- Work to complete
Retype, word for word, the lines from the first line of the entries through the line that holds "let y = d3.scaleLinear().domain([0, 1]).range([243.5, 9.5]);"; leave out the pictures.

- Extracted material

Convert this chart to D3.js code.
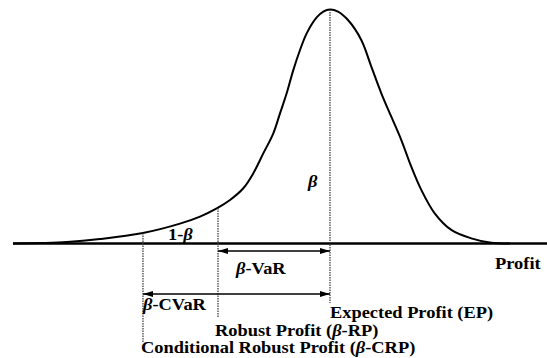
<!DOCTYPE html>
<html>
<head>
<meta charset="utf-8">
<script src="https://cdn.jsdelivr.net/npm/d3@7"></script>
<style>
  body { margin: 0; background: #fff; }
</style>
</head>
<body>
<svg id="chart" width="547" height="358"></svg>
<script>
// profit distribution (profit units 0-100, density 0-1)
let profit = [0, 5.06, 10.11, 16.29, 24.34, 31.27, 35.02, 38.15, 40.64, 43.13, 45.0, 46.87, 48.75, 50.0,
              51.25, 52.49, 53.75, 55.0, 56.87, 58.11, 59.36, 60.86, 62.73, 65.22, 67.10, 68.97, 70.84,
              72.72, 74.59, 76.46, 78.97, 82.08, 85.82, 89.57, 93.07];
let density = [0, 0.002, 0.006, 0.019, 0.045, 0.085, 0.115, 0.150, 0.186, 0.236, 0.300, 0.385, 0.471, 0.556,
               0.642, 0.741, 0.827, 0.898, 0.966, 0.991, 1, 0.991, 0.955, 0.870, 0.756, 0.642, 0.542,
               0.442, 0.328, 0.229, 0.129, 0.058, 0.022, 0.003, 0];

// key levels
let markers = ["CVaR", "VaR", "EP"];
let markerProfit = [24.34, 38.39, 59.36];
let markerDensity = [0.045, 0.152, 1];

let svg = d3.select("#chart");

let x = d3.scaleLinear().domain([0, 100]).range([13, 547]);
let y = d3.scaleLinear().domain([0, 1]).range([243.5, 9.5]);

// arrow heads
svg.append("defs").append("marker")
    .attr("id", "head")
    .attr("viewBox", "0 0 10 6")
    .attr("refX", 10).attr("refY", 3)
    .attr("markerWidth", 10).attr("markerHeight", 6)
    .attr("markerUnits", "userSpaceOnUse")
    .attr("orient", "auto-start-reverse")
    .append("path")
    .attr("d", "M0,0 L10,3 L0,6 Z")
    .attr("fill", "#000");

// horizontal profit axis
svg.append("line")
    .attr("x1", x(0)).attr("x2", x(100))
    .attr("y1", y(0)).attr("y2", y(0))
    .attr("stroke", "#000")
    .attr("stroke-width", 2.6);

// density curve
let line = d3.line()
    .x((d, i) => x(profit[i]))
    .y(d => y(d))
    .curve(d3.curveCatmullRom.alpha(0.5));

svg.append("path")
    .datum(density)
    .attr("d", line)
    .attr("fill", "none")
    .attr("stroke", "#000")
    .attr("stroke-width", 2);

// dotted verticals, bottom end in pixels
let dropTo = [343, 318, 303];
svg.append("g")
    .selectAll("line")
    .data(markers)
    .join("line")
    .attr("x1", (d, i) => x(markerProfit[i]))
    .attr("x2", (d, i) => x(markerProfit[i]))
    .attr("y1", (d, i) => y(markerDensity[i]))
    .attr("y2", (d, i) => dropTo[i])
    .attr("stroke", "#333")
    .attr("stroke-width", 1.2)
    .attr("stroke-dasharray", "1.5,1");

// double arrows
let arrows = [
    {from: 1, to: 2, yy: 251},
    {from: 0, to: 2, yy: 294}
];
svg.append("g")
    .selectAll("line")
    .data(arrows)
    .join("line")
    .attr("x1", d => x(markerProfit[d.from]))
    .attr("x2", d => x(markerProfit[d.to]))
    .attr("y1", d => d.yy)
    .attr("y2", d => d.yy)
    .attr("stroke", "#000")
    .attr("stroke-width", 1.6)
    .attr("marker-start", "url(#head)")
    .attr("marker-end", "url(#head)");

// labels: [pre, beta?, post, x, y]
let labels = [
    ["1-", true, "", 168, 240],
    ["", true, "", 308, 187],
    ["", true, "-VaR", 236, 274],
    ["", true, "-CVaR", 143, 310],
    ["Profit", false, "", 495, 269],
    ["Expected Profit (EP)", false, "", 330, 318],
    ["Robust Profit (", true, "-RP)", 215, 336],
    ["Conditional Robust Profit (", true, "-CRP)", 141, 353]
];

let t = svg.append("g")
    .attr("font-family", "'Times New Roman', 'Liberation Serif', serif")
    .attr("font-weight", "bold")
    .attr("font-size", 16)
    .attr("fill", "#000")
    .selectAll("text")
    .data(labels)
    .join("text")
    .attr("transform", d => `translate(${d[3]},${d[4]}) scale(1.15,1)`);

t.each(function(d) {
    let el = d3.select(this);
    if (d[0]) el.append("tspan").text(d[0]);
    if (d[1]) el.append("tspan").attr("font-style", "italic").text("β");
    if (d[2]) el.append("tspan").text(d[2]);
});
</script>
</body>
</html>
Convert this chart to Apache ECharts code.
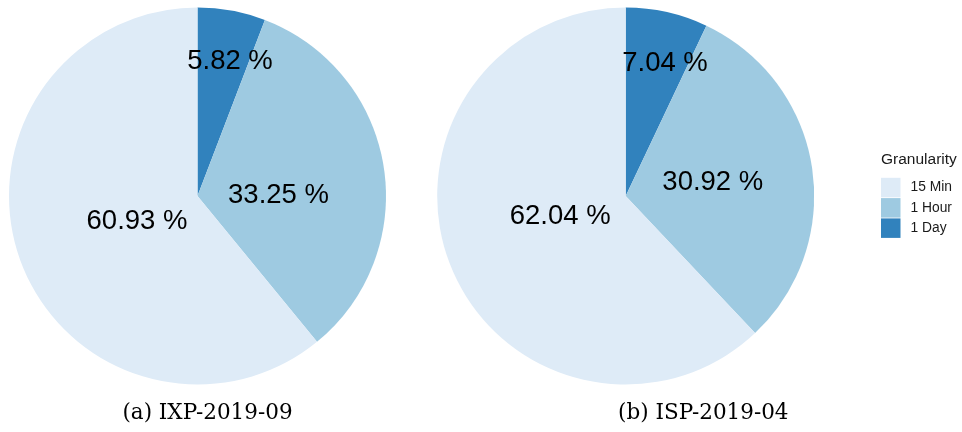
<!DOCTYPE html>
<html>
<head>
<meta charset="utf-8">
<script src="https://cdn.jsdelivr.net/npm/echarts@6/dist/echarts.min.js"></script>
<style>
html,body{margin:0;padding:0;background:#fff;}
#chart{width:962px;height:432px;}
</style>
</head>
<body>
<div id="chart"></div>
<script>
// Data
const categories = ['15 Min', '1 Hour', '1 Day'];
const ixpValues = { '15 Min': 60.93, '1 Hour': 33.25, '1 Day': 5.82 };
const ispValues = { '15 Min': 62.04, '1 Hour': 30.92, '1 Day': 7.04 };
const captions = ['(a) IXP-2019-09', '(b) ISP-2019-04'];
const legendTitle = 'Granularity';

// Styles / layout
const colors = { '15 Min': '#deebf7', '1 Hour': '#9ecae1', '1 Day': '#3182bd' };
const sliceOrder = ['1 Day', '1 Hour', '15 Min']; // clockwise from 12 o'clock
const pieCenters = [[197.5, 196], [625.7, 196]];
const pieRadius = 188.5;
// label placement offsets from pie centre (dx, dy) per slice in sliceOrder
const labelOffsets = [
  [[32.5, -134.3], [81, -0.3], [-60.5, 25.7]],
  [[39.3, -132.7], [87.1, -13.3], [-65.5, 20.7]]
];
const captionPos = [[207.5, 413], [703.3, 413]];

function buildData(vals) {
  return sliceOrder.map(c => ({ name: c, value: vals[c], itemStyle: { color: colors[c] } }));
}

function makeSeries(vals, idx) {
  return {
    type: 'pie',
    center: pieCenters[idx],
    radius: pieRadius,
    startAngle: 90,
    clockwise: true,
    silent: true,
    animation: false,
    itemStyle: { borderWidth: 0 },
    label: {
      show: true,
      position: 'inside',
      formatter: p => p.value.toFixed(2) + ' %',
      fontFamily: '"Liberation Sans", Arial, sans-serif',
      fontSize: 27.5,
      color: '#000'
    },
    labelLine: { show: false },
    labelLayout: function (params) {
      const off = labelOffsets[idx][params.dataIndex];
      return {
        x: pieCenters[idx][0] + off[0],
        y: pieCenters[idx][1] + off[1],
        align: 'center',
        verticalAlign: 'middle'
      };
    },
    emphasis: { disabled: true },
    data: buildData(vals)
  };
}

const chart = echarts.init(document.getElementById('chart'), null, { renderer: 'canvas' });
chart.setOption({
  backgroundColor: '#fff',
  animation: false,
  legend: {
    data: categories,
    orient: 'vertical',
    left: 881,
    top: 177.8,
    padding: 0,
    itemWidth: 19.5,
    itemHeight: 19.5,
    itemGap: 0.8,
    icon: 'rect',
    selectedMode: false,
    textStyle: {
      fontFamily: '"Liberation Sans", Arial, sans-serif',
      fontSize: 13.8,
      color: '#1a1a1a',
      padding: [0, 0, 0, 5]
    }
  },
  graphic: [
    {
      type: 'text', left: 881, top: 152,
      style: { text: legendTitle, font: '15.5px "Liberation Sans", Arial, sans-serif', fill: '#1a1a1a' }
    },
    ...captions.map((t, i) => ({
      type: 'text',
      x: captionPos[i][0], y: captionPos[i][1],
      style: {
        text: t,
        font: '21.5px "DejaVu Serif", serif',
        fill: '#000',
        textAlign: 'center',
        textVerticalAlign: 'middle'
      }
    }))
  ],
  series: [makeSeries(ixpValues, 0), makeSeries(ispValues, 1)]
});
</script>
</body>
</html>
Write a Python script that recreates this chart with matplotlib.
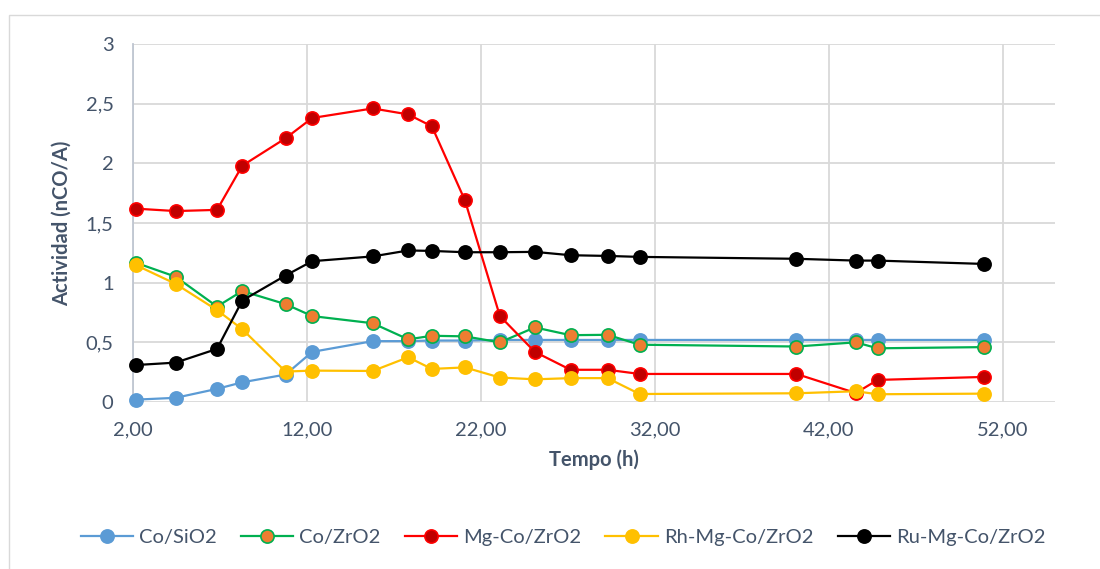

- The result
Convert this chart to D3.js code.
<!DOCTYPE html>
<html>
<head>
<meta charset="utf-8">
<script src="https://cdn.jsdelivr.net/npm/d3@7"></script>
<style>
  body { margin: 0; background: #fff; }
</style>
</head>
<body>
<svg id="chart" width="547" height="358"></svg>
<script>
// profit distribution (profit units 0-100, density 0-1)
let profit = [0, 5.06, 10.11, 16.29, 24.34, 31.27, 35.02, 38.15, 40.64, 43.13, 45.0, 46.87, 48.75, 50.0,
              51.25, 52.49, 53.75, 55.0, 56.87, 58.11, 59.36, 60.86, 62.73, 65.22, 67.10, 68.97, 70.84,
              72.72, 74.59, 76.46, 78.97, 82.08, 85.82, 89.57, 93.07];
let density = [0, 0.002, 0.006, 0.019, 0.045, 0.085, 0.115, 0.150, 0.186, 0.236, 0.300, 0.385, 0.471, 0.556,
               0.642, 0.741, 0.827, 0.898, 0.966, 0.991, 1, 0.991, 0.955, 0.870, 0.756, 0.642, 0.542,
               0.442, 0.328, 0.229, 0.129, 0.058, 0.022, 0.003, 0];

// key levels
let markers = ["CVaR", "VaR", "EP"];
let markerProfit = [24.34, 38.39, 59.36];
let markerDensity = [0.045, 0.152, 1];

let svg = d3.select("#chart");

let x = d3.scaleLinear().domain([0, 100]).range([13, 547]);
let y = d3.scaleLinear().domain([0, 1]).range([243.5, 9.5]);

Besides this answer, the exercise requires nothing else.